Trust and risk are uncomfortable partners
The lesson to be learned is that trust and risk are uncomfortable partners, but they are partners . Risk is uncertainty about a situation. Trust, on the other hand, is certainly about .. something. Risk and trust are partners because we need to be able to trust, at least, some minimal things in order to deal with uncertainty. To live in a state of having no trust and no confidence would be damaging to sanity for an individual and tending to anarchy for a nation.
In relation to public institutions, especially those with regulatory responsibilities, citizens are asked to trust that these institutions will act in expected ways concerning matters of uncertainty (risk) involving public interest or safety — a way that embodies principles of fairness, transparency, logic, ethics, law… and effectiveness. If events undermine one or more of these principles, trust in the institution goes down and its ability to carry on with its mandate is marred. The loss of reputation for any type of organization is a most significant failure, compromising its ability to carry on with its mandate.

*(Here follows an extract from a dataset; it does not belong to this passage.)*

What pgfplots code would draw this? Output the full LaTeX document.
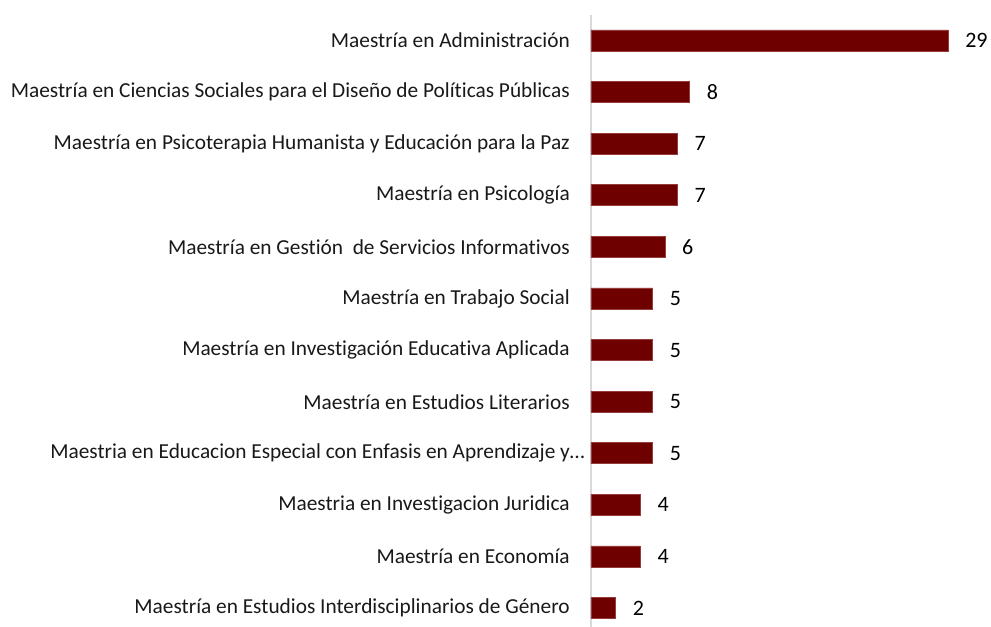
\documentclass[border=0pt]{standalone}
\usepackage{fontspec}
\setmainfont{Carlito}[Ligatures={NoCommon}]
\usepackage{pgfplots}
\pgfplotsset{compat=1.18}
\definecolor{barred}{RGB}{110,0,0}
\definecolor{baredge}{RGB}{150,60,60}
\definecolor{axgray}{RGB}{217,217,217}
\begin{document}
\begin{tikzpicture}
\begin{axis}[
  scale only axis,
  width=267.75pt, height=464.4pt,
  xmin=0, xmax=29,
  ymin=-0.5, ymax=11.5,
  y dir=reverse,
  xbar, bar width=15.75pt,
  axis x line=none,
  axis y line*=left,
  y axis line style={draw=axgray, line width=1pt, -},
  ytick={0,...,11},
  yticklabels={
    Maestría en Administración,
    Maestría en Ciencias Sociales para el Diseño de Políticas Públicas,
    Maestría en Psicoterapia Humanista y Educación para la Paz,
    Maestría en Psicología,
    Maestría en Gestión\ \ de Servicios Informativos,
    Maestría en Trabajo Social,
    Maestría en Investigación Educativa Aplicada,
    Maestría en Estudios Literarios,
    {Maestria en Educacion Especial con Enfasis en Aprendizaje y…\hspace*{-11.25pt}},
    Maestria en Investigacion Juridica,
    Maestría en Economía,
    Maestría en Estudios Interdisciplinarios de Género},
  major tick length=0pt,
  yticklabel style={font=\fontsize{16}{19}\selectfont, inner sep=0pt, xshift=-15.75pt, text=black!90},
  /pgf/number format/assume math mode=true,
  nodes near coords,
  every node near coord/.append style={font=\fontsize{16.5}{19}\selectfont, inner sep=0pt, xshift=12.75pt, anchor=west, text=black},
  clip=false,
]
\addplot[fill=barred, draw=baredge, line width=0.5pt] coordinates {
  (29,0) (8,1) (7,2) (7,3) (6,4) (5,5) (5,6) (5,7) (5,8) (4,9) (4,10) (2,11)
};
\end{axis}
\pgfresetboundingbox
\path[use as bounding box] ([xshift=-443.25pt, yshift=5.9pt]current axis.south west) rectangle ([xshift=300pt, yshift=11pt]current axis.north west);
\end{tikzpicture}
\end{document}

The three pillars of reputation
Reputation has three pillars that must be in agreement. These pillars involve seeing, hearing and acting. We form opinions based on what we see and hear about the institution, from any source. Ultimately, actions speak louder than words, and the organization’s actions need to be true in every instance of communication. When actions are not true, trust is diminished and reputation suffers.
TTC workers took action that made it very clear to the public whose interest they were putting first. And the public, via its elected representatives, responded with an order to return to work.